● Data section:
────────────────────────────────────────

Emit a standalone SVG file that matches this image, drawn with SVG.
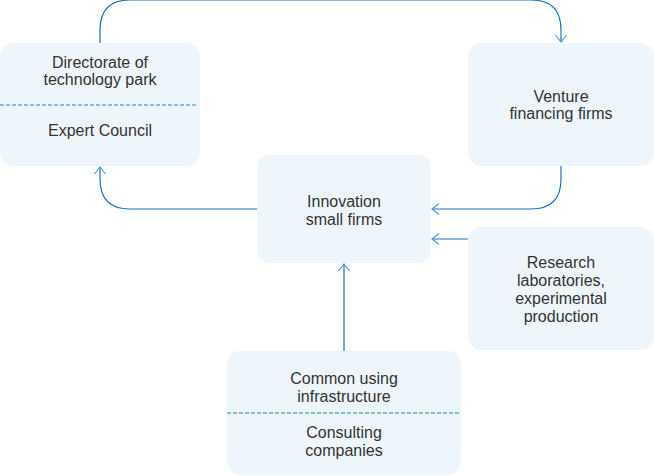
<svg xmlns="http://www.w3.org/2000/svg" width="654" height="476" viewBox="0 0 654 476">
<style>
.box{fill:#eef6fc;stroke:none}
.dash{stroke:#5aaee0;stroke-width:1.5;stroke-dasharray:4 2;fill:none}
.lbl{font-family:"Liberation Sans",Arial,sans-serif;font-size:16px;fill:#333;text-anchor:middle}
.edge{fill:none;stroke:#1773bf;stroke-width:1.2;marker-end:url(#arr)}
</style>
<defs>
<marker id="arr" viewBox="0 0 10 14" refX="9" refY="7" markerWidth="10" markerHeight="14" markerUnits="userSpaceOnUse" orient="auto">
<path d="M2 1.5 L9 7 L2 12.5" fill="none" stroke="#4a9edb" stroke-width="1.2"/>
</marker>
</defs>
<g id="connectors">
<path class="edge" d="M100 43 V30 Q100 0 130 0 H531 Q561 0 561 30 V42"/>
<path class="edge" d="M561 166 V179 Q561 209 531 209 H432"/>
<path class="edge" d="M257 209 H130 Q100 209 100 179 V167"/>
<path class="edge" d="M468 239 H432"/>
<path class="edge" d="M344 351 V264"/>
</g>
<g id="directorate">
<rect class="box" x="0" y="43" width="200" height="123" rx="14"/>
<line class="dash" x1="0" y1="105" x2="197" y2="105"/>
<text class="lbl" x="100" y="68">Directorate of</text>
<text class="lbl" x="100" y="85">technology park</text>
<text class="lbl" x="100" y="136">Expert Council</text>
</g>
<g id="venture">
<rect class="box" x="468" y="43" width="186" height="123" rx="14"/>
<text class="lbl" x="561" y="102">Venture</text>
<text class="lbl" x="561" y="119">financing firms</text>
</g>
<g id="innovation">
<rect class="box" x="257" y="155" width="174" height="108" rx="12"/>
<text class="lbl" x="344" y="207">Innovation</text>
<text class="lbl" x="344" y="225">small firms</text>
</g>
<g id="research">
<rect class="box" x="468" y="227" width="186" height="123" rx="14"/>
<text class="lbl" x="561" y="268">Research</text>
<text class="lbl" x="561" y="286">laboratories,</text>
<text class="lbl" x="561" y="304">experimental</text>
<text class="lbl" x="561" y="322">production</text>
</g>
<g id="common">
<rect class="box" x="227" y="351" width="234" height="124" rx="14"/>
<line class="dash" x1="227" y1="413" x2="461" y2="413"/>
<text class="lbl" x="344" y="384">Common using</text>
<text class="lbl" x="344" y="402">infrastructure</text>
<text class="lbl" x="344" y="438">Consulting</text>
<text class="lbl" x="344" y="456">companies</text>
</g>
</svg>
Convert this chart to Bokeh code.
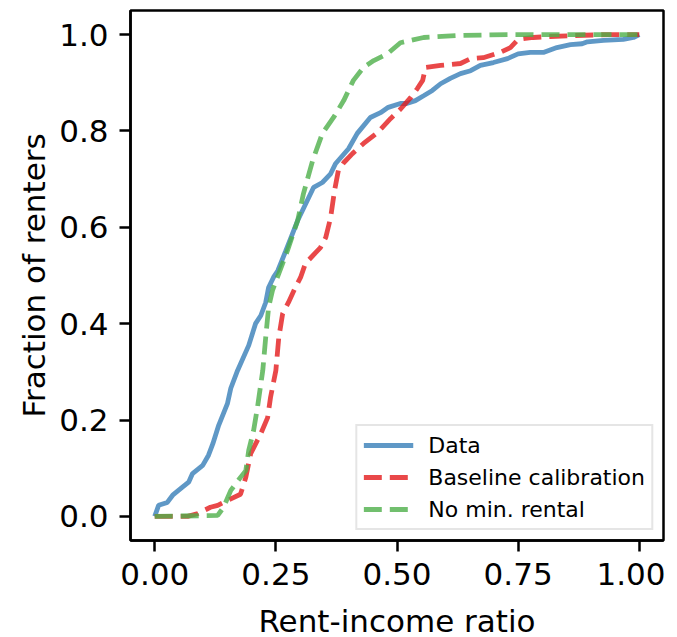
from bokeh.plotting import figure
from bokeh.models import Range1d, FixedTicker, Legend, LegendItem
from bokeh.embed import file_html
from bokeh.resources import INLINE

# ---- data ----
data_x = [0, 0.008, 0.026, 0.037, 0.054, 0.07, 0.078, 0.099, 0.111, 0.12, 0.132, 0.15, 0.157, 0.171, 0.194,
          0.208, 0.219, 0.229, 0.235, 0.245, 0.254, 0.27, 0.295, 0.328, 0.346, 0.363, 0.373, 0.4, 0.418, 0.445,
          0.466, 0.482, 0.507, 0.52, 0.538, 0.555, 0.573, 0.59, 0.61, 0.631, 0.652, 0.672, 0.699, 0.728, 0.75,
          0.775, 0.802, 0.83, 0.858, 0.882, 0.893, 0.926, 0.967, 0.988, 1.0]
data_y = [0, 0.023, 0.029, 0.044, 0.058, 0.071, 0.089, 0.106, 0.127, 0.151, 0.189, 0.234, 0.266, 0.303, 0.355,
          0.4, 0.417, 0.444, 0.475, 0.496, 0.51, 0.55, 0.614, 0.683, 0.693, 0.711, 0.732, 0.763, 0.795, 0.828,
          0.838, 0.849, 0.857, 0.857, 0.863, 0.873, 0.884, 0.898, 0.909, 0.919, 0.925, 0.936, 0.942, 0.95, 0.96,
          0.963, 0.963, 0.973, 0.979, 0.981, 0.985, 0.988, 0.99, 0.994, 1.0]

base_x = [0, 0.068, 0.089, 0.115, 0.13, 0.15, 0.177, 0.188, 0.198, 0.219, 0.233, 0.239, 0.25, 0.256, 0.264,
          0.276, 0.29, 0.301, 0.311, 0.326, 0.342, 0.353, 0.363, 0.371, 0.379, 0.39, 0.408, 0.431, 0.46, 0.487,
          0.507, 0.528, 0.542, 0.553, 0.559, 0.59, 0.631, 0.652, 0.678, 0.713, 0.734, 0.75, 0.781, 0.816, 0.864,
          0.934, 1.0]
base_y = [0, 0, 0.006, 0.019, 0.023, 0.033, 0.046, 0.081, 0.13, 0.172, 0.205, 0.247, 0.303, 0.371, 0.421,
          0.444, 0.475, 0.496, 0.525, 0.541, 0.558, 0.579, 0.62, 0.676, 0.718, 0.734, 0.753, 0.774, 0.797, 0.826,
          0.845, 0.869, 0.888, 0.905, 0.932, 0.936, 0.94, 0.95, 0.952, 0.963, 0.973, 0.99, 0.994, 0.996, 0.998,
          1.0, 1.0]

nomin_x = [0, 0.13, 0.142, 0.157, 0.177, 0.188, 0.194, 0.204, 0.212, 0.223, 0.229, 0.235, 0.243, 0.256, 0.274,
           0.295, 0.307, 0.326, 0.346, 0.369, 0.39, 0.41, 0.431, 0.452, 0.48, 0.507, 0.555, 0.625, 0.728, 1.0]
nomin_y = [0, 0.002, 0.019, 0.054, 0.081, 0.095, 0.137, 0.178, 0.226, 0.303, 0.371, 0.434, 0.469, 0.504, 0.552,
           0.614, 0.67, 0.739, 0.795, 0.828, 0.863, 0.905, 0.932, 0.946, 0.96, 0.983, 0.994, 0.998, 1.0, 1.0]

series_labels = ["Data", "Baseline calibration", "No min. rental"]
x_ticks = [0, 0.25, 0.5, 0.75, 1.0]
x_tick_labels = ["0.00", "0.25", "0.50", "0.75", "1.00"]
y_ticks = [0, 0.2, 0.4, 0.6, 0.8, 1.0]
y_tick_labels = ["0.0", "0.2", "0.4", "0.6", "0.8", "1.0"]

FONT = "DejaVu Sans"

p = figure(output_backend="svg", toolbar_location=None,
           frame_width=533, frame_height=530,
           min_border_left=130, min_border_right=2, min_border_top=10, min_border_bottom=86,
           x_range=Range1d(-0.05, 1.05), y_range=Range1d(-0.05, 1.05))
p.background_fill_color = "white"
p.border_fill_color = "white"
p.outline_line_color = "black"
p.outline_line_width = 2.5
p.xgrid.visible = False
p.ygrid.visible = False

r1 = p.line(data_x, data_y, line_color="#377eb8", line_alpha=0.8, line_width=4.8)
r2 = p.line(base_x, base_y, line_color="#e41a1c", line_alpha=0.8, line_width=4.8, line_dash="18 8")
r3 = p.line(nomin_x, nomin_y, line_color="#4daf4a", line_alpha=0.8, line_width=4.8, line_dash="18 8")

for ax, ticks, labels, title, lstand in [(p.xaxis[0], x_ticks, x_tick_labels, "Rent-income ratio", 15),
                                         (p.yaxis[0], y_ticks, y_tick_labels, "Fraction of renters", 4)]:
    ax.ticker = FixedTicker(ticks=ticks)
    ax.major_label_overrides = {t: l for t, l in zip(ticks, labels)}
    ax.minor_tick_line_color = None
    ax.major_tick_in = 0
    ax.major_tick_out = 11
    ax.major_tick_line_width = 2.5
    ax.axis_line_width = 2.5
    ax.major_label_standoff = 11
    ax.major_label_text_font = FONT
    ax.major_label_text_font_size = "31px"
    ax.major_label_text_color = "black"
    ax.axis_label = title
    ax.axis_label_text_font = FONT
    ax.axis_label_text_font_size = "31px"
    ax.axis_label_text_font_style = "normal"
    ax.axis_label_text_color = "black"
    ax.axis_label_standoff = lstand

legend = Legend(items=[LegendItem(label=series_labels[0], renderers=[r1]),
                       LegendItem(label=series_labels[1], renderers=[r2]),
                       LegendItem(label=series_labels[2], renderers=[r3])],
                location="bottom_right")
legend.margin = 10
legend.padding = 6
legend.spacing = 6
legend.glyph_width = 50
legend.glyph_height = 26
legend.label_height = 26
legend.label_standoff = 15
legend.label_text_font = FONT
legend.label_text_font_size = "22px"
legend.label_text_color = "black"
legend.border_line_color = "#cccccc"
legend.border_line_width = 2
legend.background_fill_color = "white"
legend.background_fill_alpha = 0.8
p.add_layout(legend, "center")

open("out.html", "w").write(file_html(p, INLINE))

────────────────────────────────────────

● Job:
Make an exact copy of only the lines from the one with "Convert this chart to Bokeh code." through the one with "from bokeh.resources import INLINE". Pictures don't belong in it.

● Reply:
Convert this chart to Bokeh code.
from bokeh.plotting import figure
from bokeh.models import Range1d, FixedTicker, Legend, LegendItem
from bokeh.embed import file_html
from bokeh.resources import INLINE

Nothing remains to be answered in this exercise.